Ama bugün her ne kadar henüz yeterince belini doğrultmuş ve kendi ayaklarının üstüne durabilecek düzeye gelmiş olmasa da karşısında, dün Fransa’nın kolayca talimat verdiği, yerine göre asker gönderdiği, herhangi bir yönetimin serkeşlik etmesi durumunda içeriden fitne çıkararak karıştırdığı veya darbe planlayarak iktidarı değiştirebildiği Afrika’dan farklı bir coğrafya parçası var.

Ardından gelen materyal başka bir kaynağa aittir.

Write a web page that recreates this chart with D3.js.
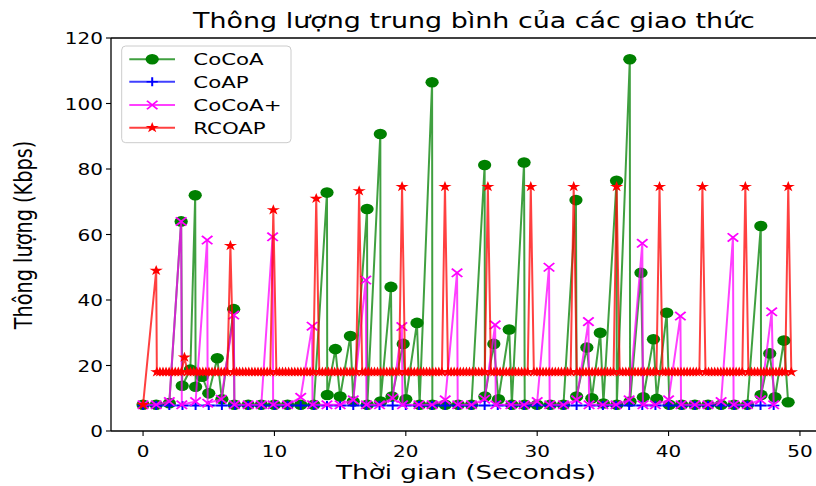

Afrika artık dünyadaki tüm etkili güçlerin ilgi odağında yer alıyor. Çin bu kıtanın her tarafına yatırımlar yapabilmek için cazibeli teklifleriyle kapıları çalıyor. Rusya askeri alandaki tecrübelerini ve Wagner’ini pazarlamak için muhtelif iç sorunlarla ve gerilla örgütleriyle uğraşan Afrika ülkelerine paketler sunuyor. İşgalci siyonist rejim Amerikan emperyalizminden aldığı desteği Afrika’da bir referans olarak kullanmak suretiyle ülkelerle köprüler inşa etmeye çalışıyor. Geçmişte Afrika’yı büyük ölçüde Avrupa ve İsrail’e terk etmeyi tercih eden ABD bile bugün artık buradaki ülkelerle ilişkilerini daha güçlü ve etkili hale getirmek için ataklar yapıyor, liderleriyle zirveler düzenliyor. Şimdilik bir bölgesel güç olarak etkisini ortaya koyan ve yeni projelerle uluslararası piyasada etkisini artırmak için çalışan Türkiye’nin de Afrika’da önemli iktisadi ve diplomatik atakları var. Nükleer teknolojiyi kullanmak istemesinden dolayı ambargoya maruz bırakılan İran da Afrika’yı ihmal etmiyor. Arap dünyası da yeni süreçte bu kıtada etki gücünü artırmayı hedefliyor.
Dünya genelinde bu kadar farklı çevrenin ve gücün ilgisine mazhar olan Afrika da sahip olduğu konumu ve stratejik önemi artık keşfetmiş durumda ve bunu, küresel alandaki rekabeti kendi yararına değerlendirmede kullanabileceğini düşünüyor. O yüzden Macron’un artık talimat vermek amacıyla değil de ortak zeminde buluşarak projeler sunmak amacıyla kendilerini ziyaret etmesini istiyorlar. Fransa’yı rahatsız eden de bu.